For Gionet, the pandemic made for “long, long days” inside his five-by-ten-foot cell. He says aside from a small corkboard where he kept pictures of his children, he had neon-lit walls to stare at and people’s screams to listen to. Some of the wings at Bordeaux are over 100 years old and inmates describe layers of peeling paint, inadequate ventilation and cockroaches everywhere.
“The visitor’s room, which is the cleanest in the prison, had an infestation,” said Paquette. “So you can imagine the rest of the facility.”
Gionet described his time inside as “merely surviving.”
“We got our meals, which were often cold, and we waited for the worst of the pandemic to pass,” said Gionet, who was incarcerated for trafficking cocaine. “I caught COVID-19 pretty fast and it was brutal. Knocked me on my ass for days. You’re alone, away from your kids, there’s no more visitation and you can’t talk to any of them on the phone because you can’t leave your cell.

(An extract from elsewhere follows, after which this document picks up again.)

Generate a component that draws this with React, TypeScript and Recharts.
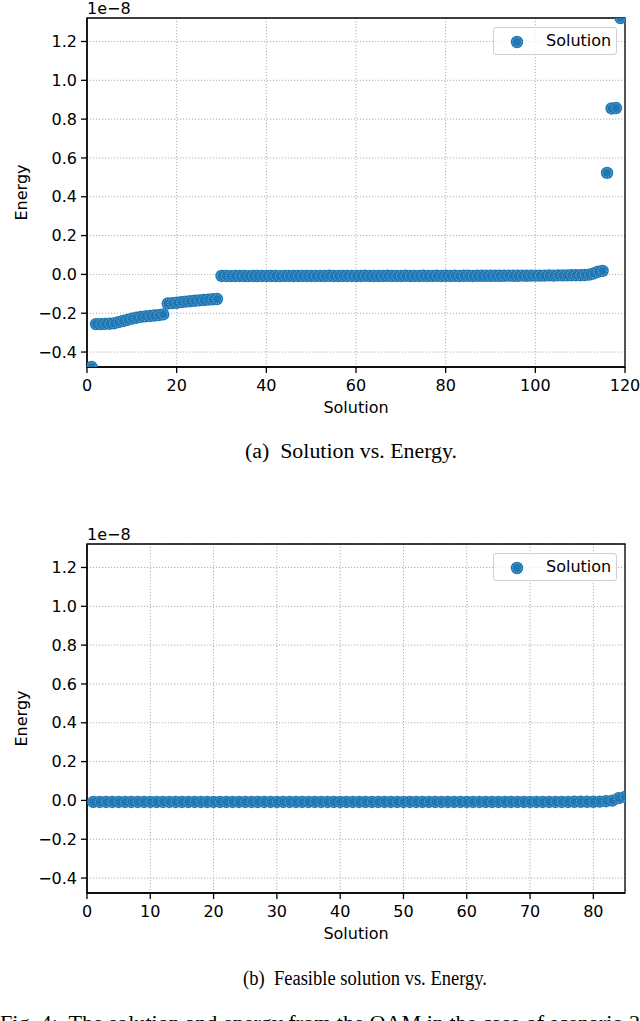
import React from 'react';
import {
  ScatterChart,
  Scatter,
  XAxis,
  YAxis,
  CartesianGrid,
  Legend,
  ReferenceArea,
  Label,
} from 'recharts';

// Energy values (units of 1e-8), one per solution index starting at 1
const energyAll = [
  -0.477,
  -0.256, -0.256, -0.255, -0.254, -0.252,
  -0.246, -0.240, -0.234, -0.228, -0.223, -0.219, -0.216, -0.214, -0.212, -0.210, -0.206,
  -0.150, -0.148, -0.146, -0.143, -0.140, -0.138, -0.136, -0.134, -0.132, -0.130, -0.128, -0.127,
  -0.008, -0.008, -0.009, -0.008, -0.008, -0.008, -0.009, -0.008, -0.008, -0.008,
  -0.008, -0.008, -0.008, -0.009, -0.008, -0.008, -0.008, -0.008, -0.008, -0.008,
  -0.008, -0.008, -0.008, -0.008, -0.007, -0.008, -0.008, -0.008, -0.008, -0.008,
  -0.008, -0.008, -0.007, -0.008, -0.008, -0.008, -0.008, -0.007, -0.008, -0.008,
  -0.008, -0.007, -0.008, -0.008, -0.008, -0.007, -0.008, -0.008, -0.007, -0.008,
  -0.007, -0.008, -0.007, -0.008, -0.007, -0.007, -0.008, -0.007, -0.007, -0.007,
  -0.007, -0.007, -0.007, -0.007, -0.006, -0.007, -0.007, -0.006, -0.007, -0.006,
  -0.006, -0.006, -0.006, -0.005, -0.006, -0.005, -0.005, -0.005, -0.004, -0.004,
  -0.004, -0.003, -0.001,
  0.005, 0.014, 0.018,
  0.523,
  0.855, 0.857,
  1.321,
];

const energyFeasible = [
  -0.008, -0.008, -0.008, -0.008, -0.008, -0.008, -0.008, -0.008, -0.008, -0.008,
  -0.008, -0.008, -0.008, -0.008, -0.008, -0.008, -0.008, -0.008, -0.008, -0.008,
  -0.008, -0.008, -0.008, -0.008, -0.008, -0.008, -0.008, -0.008, -0.008, -0.008,
  -0.008, -0.008, -0.008, -0.008, -0.008, -0.008, -0.008, -0.008, -0.008, -0.008,
  -0.008, -0.008, -0.008, -0.008, -0.008, -0.008, -0.008, -0.008, -0.008, -0.008,
  -0.008, -0.008, -0.008, -0.008, -0.008, -0.008, -0.008, -0.008, -0.008, -0.008,
  -0.008, -0.008, -0.008, -0.008, -0.008, -0.008, -0.008, -0.008, -0.008, -0.008,
  -0.008, -0.008, -0.008, -0.008, -0.008, -0.008, -0.007, -0.007, -0.007, -0.007,
  -0.006, -0.004, -0.001, 0.012, 0.018,
];

const xTicksAll = [0, 20, 40, 60, 80, 100, 120];
const xTicksFeasible = [0, 10, 20, 30, 40, 50, 60, 70, 80];
const xDomainAll: [number, number] = [0, 120];
const xDomainFeasible: [number, number] = [0, 85];
const yTicks = [-0.4, -0.2, 0, 0.2, 0.4, 0.6, 0.8, 1.0, 1.2];
const yDomain: [number, number] = [-0.477, 1.321];

const seriesName = 'Solution';
const xLabel = 'Solution';
const yLabel = 'Energy';
const offsetText = '1e\u22128';
const captionA = '(a)  Solution vs. Energy.';
const captionB = '(b)  Feasible solution vs. Energy.';
const figCaption = 'Fig. 4:  The solution and energy from the QAM in the case of scenario 2';

const BLUE = '#1f77b4';
const SANS = "'DejaVu Sans', sans-serif";
const SERIF = "'Liberation Serif', 'Times New Roman', serif";
const FS = 16;

const fmtY = (v: number) => (v < 0 ? '\u2212' : '') + Math.abs(v).toFixed(1);

const Marker = (props: any) => {
  const { cx, cy } = props;
  if (cx == null || cy == null) return null;
  return (
    <g>
      <circle cx={cx} cy={cy} r={6.2} fill={BLUE} />
      <circle
        cx={cx}
        cy={cy}
        r={4.4}
        fill="none"
        stroke="#ffffff"
        strokeOpacity={0.6}
        strokeWidth={0.8}
        strokeDasharray="1 1.3"
      />
    </g>
  );
};

const LegendBox = () => (
  <div
    style={{
      boxSizing: 'border-box',
      width: 124,
      height: 28,
      border: '1px solid #d0d0d0',
      borderRadius: 3,
      background: 'rgba(255,255,255,0.8)',
      position: 'relative',
    }}
  >
    <svg width={40} height={28} style={{ position: 'absolute', left: 0, top: 0 }}>
      <Marker cx={23} cy={14} />
    </svg>
    <span
      style={{
        position: 'absolute',
        left: 52,
        top: 3,
        fontFamily: SANS,
        fontSize: FS,
        lineHeight: '20px',
        color: '#000',
        whiteSpace: 'nowrap',
      }}
    >
      {seriesName}
    </span>
  </div>
);

function Panel({
  top,
  values,
  xDomain,
  xTicks,
}: {
  top: number;
  values: number[];
  xDomain: [number, number];
  xTicks: number[];
}) {
  const data = values.map((e, i) => ({ solution: i + 1, energy: e }));
  const tickStyle = { fill: '#000', fontSize: FS, fontFamily: SANS };
  const lineStyle = { stroke: '#000', strokeWidth: 1.3 };
  return (
    <div style={{ position: 'absolute', left: 0, top, width: 640, height: 420 }}>
      <ScatterChart width={640} height={420} margin={{ top: 18, right: 15, bottom: 0, left: 0 }}>
        <CartesianGrid stroke="#b0b0b0" strokeDasharray="1.2 1.8" strokeWidth={1} />
        <XAxis
          type="number"
          dataKey="solution"
          domain={xDomain}
          ticks={xTicks}
          interval={0}
          allowDataOverflow
          height={53}
          tickSize={6}
          tickMargin={7}
          tick={tickStyle}
          axisLine={lineStyle}
          tickLine={lineStyle}
        >
          <Label
            value={xLabel}
            position="insideBottom"
            offset={7}
            fill="#000"
            fontSize={FS}
            fontFamily={SANS}
          />
        </XAxis>
        <YAxis
          type="number"
          dataKey="energy"
          domain={yDomain}
          ticks={yTicks}
          interval={0}
          allowDataOverflow
          width={87}
          tickSize={6}
          tickMargin={4}
          tick={tickStyle}
          axisLine={lineStyle}
          tickLine={lineStyle}
          tickFormatter={fmtY}
        >
          <Label
            content={(p: any) => {
              const vb = p.viewBox || {};
              const yc = vb.y + vb.height / 2;
              const x = 27;
              return (
                <text
                  x={x}
                  y={yc}
                  transform={`rotate(-90, ${x}, ${yc})`}
                  textAnchor="middle"
                  fill="#000"
                  fontSize={FS}
                  fontFamily={SANS}
                >
                  {yLabel}
                </text>
              );
            }}
          />
          <Label
            content={(p: any) => {
              const vb = p.viewBox || {};
              return (
                <text
                  x={vb.x + vb.width}
                  y={vb.y - 4}
                  textAnchor="start"
                  fill="#000"
                  fontSize={FS}
                  fontFamily={SANS}
                >
                  {offsetText}
                </text>
              );
            }}
          />
        </YAxis>
        <Scatter
          name={seriesName}
          data={data}
          fill={BLUE}
          shape={Marker}
          isAnimationActive={false}
        />
        <ReferenceArea
          x1={xDomain[0]}
          x2={xDomain[1]}
          y1={yDomain[0]}
          y2={yDomain[1]}
          fill="none"
          fillOpacity={0}
          stroke="#000"
          strokeWidth={1.3}
          ifOverflow="visible"
        />
        <Legend
          layout="vertical"
          align="center"
          verticalAlign="middle"
          content={() => <LegendBox />}
          wrapperStyle={{ position: 'absolute', left: 493, top: 27, width: 124, height: 28 }}
        />
      </ScatterChart>
    </div>
  );
}

export default function App() {
  return (
    <div
      style={{
        position: 'absolute',
        left: 0,
        top: 0,
        width: 640,
        height: 1021,
        overflow: 'hidden',
        background: '#fff',
      }}
    >
      <Panel top={0} values={energyAll} xDomain={xDomainAll} xTicks={xTicksAll} />
      <Panel top={526} values={energyFeasible} xDomain={xDomainFeasible} xTicks={xTicksFeasible} />
      <svg
        width={640}
        height={1040}
        style={{ position: 'absolute', left: 0, top: 0, pointerEvents: 'none' }}
      >
        <text
          x={245}
          y={458}
          fontFamily={SERIF}
          fontSize={20}
          fill="#000"
          textLength={212}
          lengthAdjust="spacingAndGlyphs"
          style={{ whiteSpace: 'pre' }}
        >
          {captionA}
        </text>
        <text
          x={243}
          y={985}
          fontFamily={SERIF}
          fontSize={20}
          fill="#000"
          textLength={244}
          lengthAdjust="spacingAndGlyphs"
          style={{ whiteSpace: 'pre' }}
        >
          {captionB}
        </text>
        <text
          x={0}
          y={1030}
          fontFamily={SERIF}
          fontSize={20}
          fill="#000"
          textLength={640}
          lengthAdjust="spacingAndGlyphs"
          style={{ whiteSpace: 'pre' }}
        >
          {figCaption}
        </text>
      </svg>
    </div>
  );
}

“For the worst three weeks of the pandemic, we had no connection to the outside world. Only some radio reports. That’s it. So you’re listening to news about this deadly pandemic, not knowing if your loved ones are okay, not knowing what’s going to happen. And your family doesn’t know how you’re doing either. Eventually, we were each allowed to make one 2-minute phone call on a cell phone they passed from cell to cell.”

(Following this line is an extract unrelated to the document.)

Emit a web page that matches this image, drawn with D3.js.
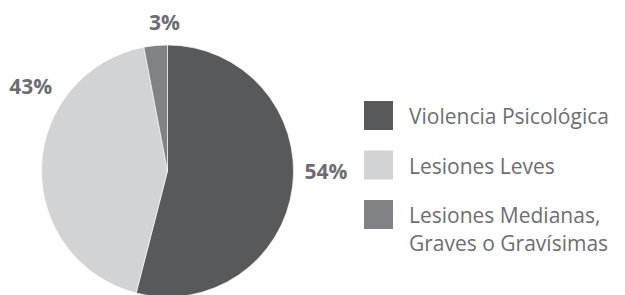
<!DOCTYPE html>
<html>
<head>
<meta charset="utf-8">
<script src="https://cdn.jsdelivr.net/npm/d3@7"></script>
<style>
  body { margin: 0; background: #fff; }
  text { font-family: "Open Sans", sans-serif; }
</style>
</head>
<body>
<div id="chart"></div>
<script>
// data
const categories = ["Violencia Psicológica", "Lesiones Leves", "Lesiones Medianas, Graves o Gravísimas"];
const legendLines = [["Violencia Psicológica"], ["Lesiones Leves"], ["Lesiones Medianas,", "Graves o Gravísimas"]];
const values = [54, 43, 3];
const pctLabels = ["54%", "43%", "3%"];
const colors = ["#58595b", "#d1d3d4", "#808285"];

const width = 625, height = 295;
const cx = 167.5, cy = 171, radius = 126;

const svg = d3.select("#chart")
    .append("svg")
    .attr("width", width)
    .attr("height", height);

const g = svg.append("g")
    .attr("transform", `translate(${cx},${cy})`);

const pie = d3.pie().sort(null).value(d => d);
const arc = d3.arc().innerRadius(0).outerRadius(radius);
const arcs = pie(values);

g.selectAll("path")
    .data(arcs)
    .join("path")
    .attr("d", arc)
    .attr("fill", (d, i) => colors[i])
    .attr("stroke", "#fff")
    .attr("stroke-width", 0.6);

// percent labels placed around the pie (angle in degrees from 12 o'clock, distance from center)
const labelPlace = [[90, 158.5], [301.8, 161], [358.8, 149]];
g.selectAll("text.pct")
    .data(arcs)
    .join("text")
    .attr("class", "pct")
    .attr("x", (d, i) => Math.sin(labelPlace[i][0] * Math.PI / 180) * labelPlace[i][1])
    .attr("y", (d, i) => -Math.cos(labelPlace[i][0] * Math.PI / 180) * labelPlace[i][1])
    .attr("dy", "0.36em")
    .attr("text-anchor", "middle")
    .style("font-size", "21px")
    .style("font-weight", "bold")
    .attr("fill", "#6d6e71")
    .text((d, i) => pctLabels[i]);

// legend
const legend = svg.append("g")
    .attr("transform", "translate(364,101)");

legendLines.forEach((lines, i) => {
    legend.append("rect")
        .attr("x", 0)
        .attr("y", i * 49.5)
        .attr("width", 29)
        .attr("height", 29)
        .attr("fill", colors[i]);

    lines.forEach((line, j) => {
        legend.append("text")
            .attr("x", 45)
            .attr("y", i * 49.5 + 23 - j * 0.5 + j * 28.5)
            .style("font-size", "21px")
            .attr("fill", "#6d6e71")
            .text(line);
    });
});
</script>
</body>
</html>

At his lowest, Gionet spent an entire day in his bed, so weak from the coronavirus that he defecated in his pants. He used cold tap water to wash himself the next day because showers and hot water were still off limits. The first shower came weeks later, when he was transferred to another wing. They give him five minutes to wash off weeks’ worth of filth.
Even so, Gionet made the best of his time inside.
“I wanted my sentence to be about bettering myself,” said Gionet. “I kept busy reading self-help books, maybe a few dozen of those during my stay, and I worked with other inmates to secure better terms for ourselves. I never want to end up back in prison. Ever.”
After being released, Gionet earned his Class 1 driver’s licence, and he now runs his own long-haul trucking business. He drives from Montreal to Vancouver, doing everything he can to support his family while keeping on the straight and narrow.
“I worked in a restaurant for nearly a year, worked for minimum wage, all while learning how to become a truck driver,” he said. “It was a long, hard road but it’s something to be proud of. Now, I think we need to turn our attention to those who are still inside. I don’t want others to go through what we did.
“It was traumatic, it was terrifying, but mostly it was just wrong.”
This article was produced through The Rover, Christopher Curtis’s investigative journalism project with Ricochet.